PS. I do not understand why the formatting doesn't work for the matrix.

To answer that: it is a technical issue with escape sequences and backslash characters.

Workaround: in LaTeX code between $...$, type \\ for \ and so \\\\ for\.

This probably has to do with the MathJax configuration of the Askbot engine powering Ask Sage.

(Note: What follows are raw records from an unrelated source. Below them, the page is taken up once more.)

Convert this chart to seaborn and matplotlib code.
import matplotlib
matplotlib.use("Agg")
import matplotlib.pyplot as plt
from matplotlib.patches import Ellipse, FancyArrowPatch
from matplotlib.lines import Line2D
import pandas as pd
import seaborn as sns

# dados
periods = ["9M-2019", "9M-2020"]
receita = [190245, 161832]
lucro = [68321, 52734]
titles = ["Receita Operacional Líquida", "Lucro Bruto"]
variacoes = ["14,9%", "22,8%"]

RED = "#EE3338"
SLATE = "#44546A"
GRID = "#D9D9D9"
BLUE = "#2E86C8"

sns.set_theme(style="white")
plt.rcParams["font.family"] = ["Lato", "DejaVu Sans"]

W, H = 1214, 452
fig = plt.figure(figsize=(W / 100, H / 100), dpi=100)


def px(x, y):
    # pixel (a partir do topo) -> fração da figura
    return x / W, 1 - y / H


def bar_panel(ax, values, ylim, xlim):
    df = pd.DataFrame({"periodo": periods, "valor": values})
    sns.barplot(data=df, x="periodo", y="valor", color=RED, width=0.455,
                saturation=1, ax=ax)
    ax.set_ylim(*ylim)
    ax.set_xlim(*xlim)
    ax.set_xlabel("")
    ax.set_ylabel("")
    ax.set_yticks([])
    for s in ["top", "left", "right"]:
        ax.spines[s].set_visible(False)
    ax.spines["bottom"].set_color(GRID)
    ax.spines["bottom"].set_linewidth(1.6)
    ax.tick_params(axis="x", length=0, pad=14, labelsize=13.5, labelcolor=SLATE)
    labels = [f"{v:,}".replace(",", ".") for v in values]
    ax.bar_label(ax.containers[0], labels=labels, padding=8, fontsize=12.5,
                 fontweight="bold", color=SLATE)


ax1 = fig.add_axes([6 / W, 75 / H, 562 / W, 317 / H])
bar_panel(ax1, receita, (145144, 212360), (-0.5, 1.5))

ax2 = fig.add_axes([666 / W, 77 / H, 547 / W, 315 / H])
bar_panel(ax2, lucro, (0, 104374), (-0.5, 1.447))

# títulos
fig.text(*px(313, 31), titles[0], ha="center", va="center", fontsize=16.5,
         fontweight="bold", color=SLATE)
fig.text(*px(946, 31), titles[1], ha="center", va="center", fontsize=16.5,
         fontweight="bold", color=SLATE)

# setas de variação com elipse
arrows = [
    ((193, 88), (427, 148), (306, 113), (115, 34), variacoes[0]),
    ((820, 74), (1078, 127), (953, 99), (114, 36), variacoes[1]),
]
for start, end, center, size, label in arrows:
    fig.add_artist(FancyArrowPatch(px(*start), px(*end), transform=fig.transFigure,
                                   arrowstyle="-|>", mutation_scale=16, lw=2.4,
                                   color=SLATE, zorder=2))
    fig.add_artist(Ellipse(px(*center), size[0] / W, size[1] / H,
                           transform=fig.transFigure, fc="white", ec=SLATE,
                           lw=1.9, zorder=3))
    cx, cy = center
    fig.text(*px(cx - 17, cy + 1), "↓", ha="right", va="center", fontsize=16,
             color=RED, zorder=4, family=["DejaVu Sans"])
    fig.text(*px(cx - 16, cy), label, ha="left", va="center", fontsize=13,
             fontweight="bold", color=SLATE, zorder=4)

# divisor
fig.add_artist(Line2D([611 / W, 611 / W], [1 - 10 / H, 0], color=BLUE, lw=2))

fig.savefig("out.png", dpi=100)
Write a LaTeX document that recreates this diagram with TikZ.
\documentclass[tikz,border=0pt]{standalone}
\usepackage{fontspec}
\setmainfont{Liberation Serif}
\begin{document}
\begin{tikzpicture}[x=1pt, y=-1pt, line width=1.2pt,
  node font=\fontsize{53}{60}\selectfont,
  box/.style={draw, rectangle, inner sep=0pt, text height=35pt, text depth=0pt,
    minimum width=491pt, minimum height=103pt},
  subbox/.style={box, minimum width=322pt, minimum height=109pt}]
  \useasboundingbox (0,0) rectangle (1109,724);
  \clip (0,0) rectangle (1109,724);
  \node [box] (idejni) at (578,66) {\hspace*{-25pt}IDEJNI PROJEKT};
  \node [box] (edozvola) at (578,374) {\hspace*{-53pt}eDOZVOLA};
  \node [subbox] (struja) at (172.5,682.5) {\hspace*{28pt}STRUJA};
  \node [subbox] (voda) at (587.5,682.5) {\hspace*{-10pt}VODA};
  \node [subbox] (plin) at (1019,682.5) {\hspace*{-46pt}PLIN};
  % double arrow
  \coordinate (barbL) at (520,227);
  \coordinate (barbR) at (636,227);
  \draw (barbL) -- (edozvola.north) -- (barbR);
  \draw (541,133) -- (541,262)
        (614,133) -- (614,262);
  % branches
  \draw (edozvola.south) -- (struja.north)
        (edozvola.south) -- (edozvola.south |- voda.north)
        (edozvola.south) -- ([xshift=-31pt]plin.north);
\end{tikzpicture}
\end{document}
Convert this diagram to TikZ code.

( 2020-08-04 15:28:14 +0200 )edit

Starting input to get anyone started on an answer:

x = [SR.var(f'x_{i}', latex_name=f'x_{i}') for i in range(5)]
y = [SR.var(f'y_{i}', latex_name=f'\\epsilon_{i}') for i in range(4)]
b = SR.var('b')

a = matrix([[1,  2, 3,  4, 1, 0, 0, 20],
[1,  4, 5,  4, 0, 1, 0, 10],
[2,  2, 3,  4, 1, 0, 1, 30],
[1, -1, 2, -1, 0, 0, 0,  0]])

u = vector(SR, x[1:] + y[1:] + [b])
v = vector(SR, y[1:] + [b])


Now all there is to do is to arrange a, u, v` as in the question.

( 2020-08-04 15:37:27 +0200 )edit

For reference it seems such tables are often used when applying the "simplex algorithm" (or "simplex method") and in that context they are sometimes called simplex tables.